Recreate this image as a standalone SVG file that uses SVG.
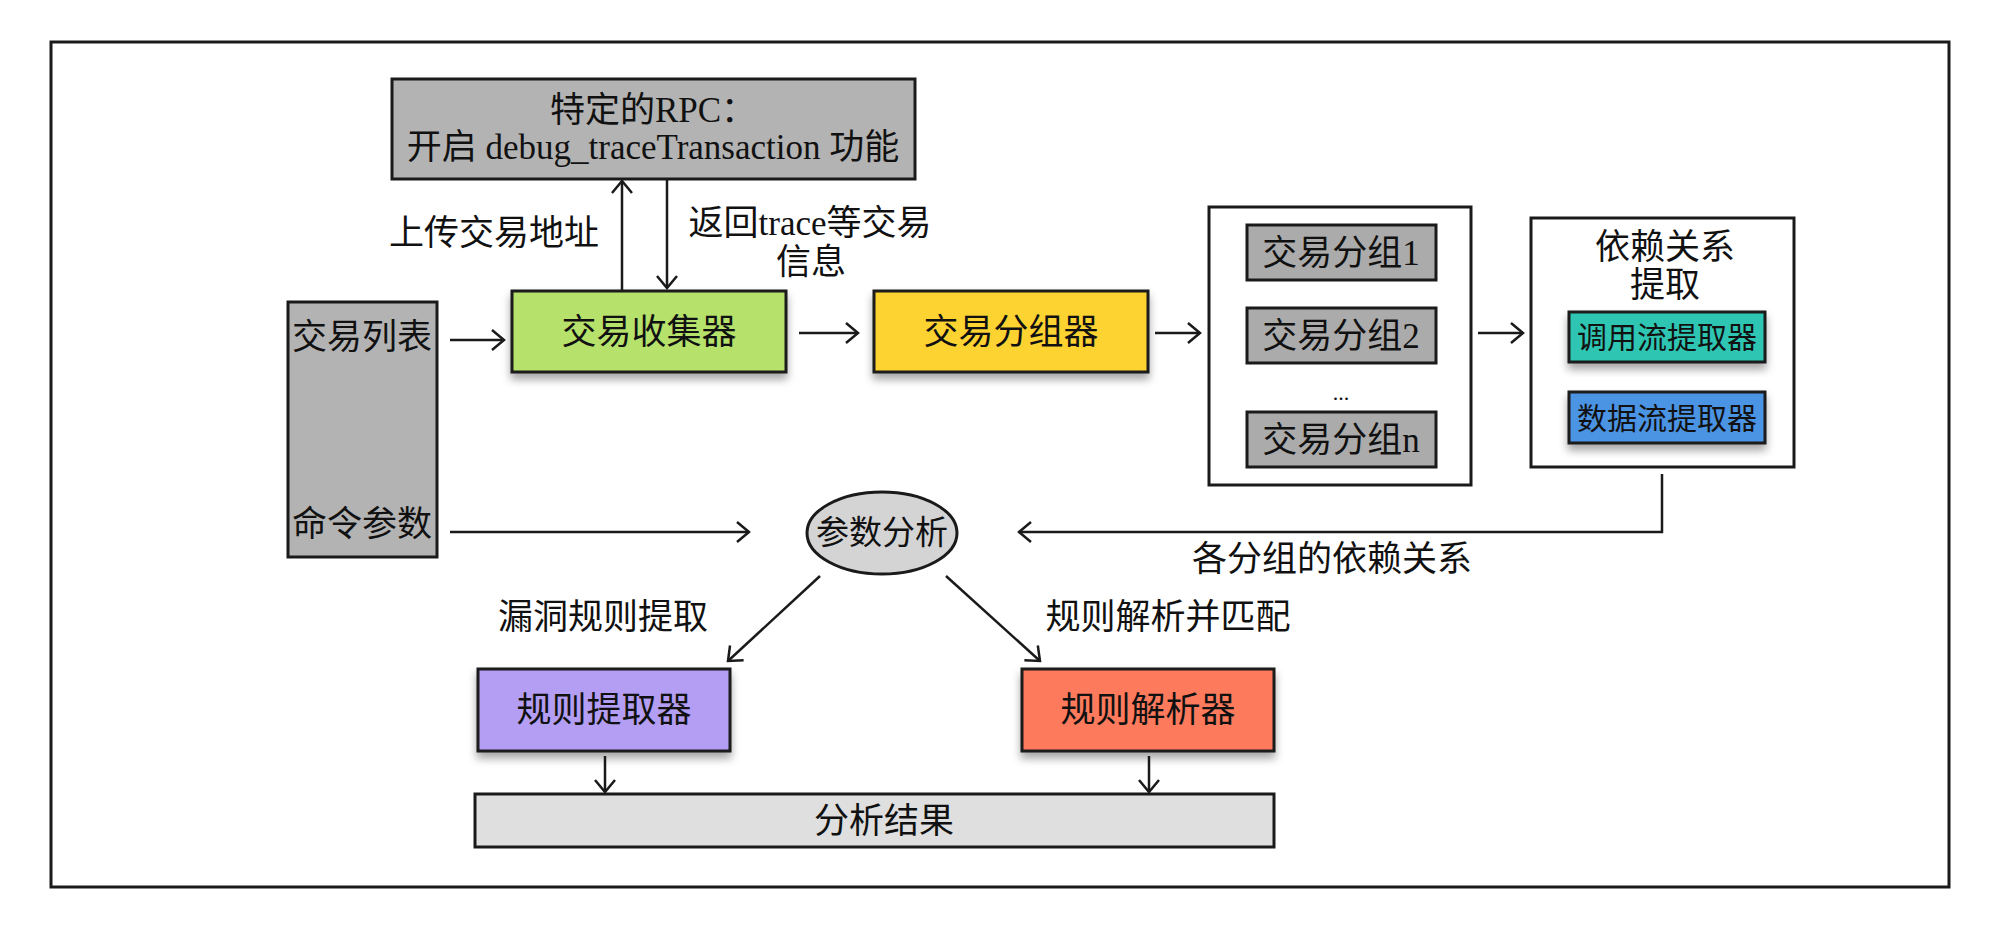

...

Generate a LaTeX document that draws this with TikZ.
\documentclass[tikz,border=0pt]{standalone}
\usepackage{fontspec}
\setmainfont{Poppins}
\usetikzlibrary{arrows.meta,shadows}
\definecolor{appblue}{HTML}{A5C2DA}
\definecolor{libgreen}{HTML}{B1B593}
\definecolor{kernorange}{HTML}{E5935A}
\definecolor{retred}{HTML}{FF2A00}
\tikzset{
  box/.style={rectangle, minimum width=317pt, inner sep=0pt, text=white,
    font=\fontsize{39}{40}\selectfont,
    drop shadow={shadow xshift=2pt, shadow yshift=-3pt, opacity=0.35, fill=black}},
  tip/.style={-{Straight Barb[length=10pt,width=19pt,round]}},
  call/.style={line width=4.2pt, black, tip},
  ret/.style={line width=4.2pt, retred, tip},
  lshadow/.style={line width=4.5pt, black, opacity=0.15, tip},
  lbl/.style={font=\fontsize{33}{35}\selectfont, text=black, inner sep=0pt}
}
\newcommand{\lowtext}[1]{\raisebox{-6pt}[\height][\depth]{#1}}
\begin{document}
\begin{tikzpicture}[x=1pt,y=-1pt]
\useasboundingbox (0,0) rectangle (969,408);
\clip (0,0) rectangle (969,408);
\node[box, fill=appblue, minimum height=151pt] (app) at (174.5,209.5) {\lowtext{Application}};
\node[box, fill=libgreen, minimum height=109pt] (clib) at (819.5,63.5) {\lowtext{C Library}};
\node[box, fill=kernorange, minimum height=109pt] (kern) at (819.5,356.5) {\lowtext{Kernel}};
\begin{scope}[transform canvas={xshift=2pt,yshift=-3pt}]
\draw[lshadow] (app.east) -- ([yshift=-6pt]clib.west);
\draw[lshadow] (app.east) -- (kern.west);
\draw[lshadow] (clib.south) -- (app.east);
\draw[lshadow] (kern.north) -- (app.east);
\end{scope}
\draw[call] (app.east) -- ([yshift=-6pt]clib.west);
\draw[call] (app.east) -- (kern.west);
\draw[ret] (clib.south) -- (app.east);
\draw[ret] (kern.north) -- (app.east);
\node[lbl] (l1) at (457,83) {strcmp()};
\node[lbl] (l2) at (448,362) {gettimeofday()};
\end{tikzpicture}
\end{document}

Exercise instructions
Collect each line holding the string "standalone".

Answer to the task
Recreate this image as a standalone SVG file that uses SVG.
\documentclass[tikz,border=0pt]{standalone}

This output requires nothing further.